Preparation and evaluation of a proton exchange membrane based on oxidation and water stable sulfonated polyimides

A series of novel oxidation and water stable sulfonated polyimides (SPIs) were synthesized from 4,4′-binaphthyl-1,1′,8,8′-tetracarboxylic dianhydride (BTDA), and wholly aromatic diamine 2,2′-bis(3-sulfobenzoyl) benzidine (2,2′-BSBB) for proton exchange membrane fuel cells. These polyimides could be cast into flexible and tough membranes from m-cresol solutions. The copolymer membranes exhibited excellent oxidative stability and mechanical properties due to their fully aromatic structure extending through the backbone and pendant groups.
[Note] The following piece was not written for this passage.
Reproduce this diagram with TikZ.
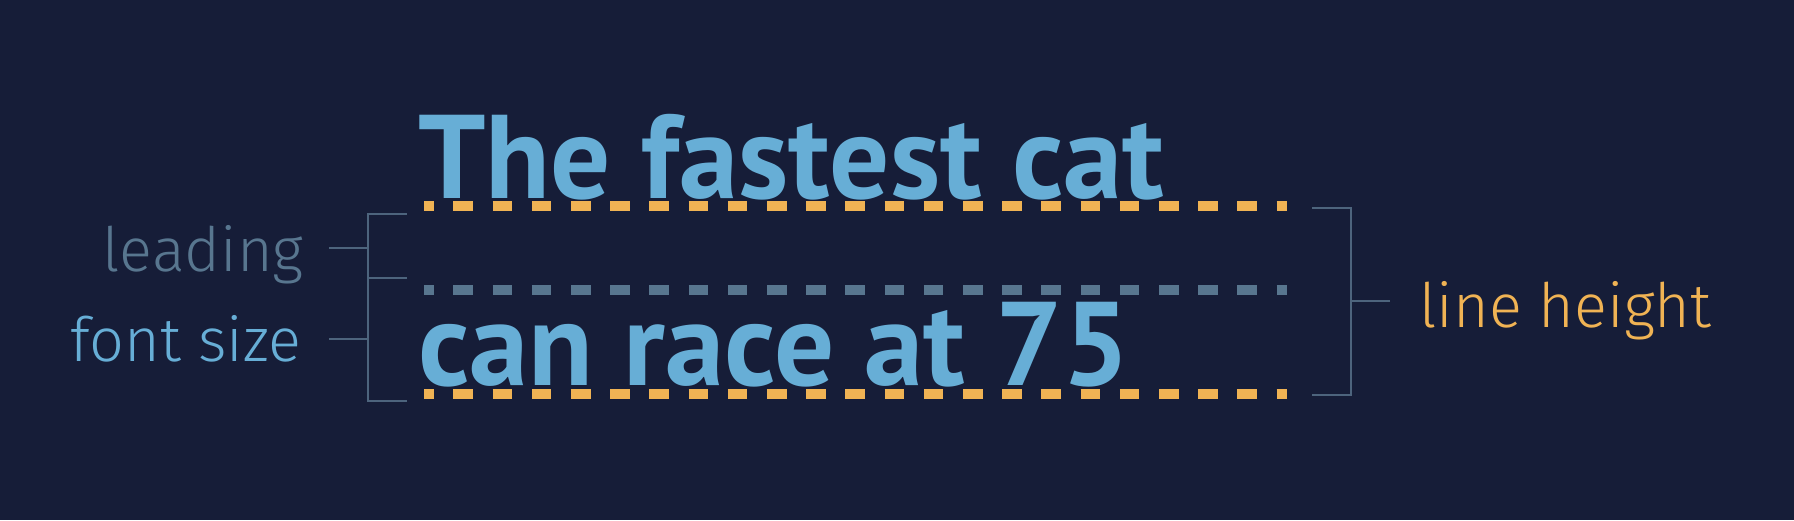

Moreover, all BTDA-based SPI membranes exhibited much better water stability than those based on the conventional 1,4,5,8-naphthalenecarboxylic dianhydride. The improved water stability of BTDA-based polyimides was attributed to its unique binaphthalimide structure. The SPI membranes with ion exchange capacity (IEC) of 1.36–1.90 mequiv g−1 had proton conductivity in the range of 0.41 × 10−1 to 1.12 × 10−1 S cm−1 at 20 °C. The membrane with IEC value of 1.90 mequiv g−1 displayed reasonably higher proton conductivity than Nafion® 117 (0.9 × 10−1 S cm−1) under the same test condition and the high conductivity of 0.184 S cm−1 was obtained at 80 °C. Microscopic analyses revealed that well-dispersed hydrophilic domains contribute to better proton conducting properties. These results showed that the synthesized materials might have the potential to be applied as the proton exchange membranes for PEMFCs.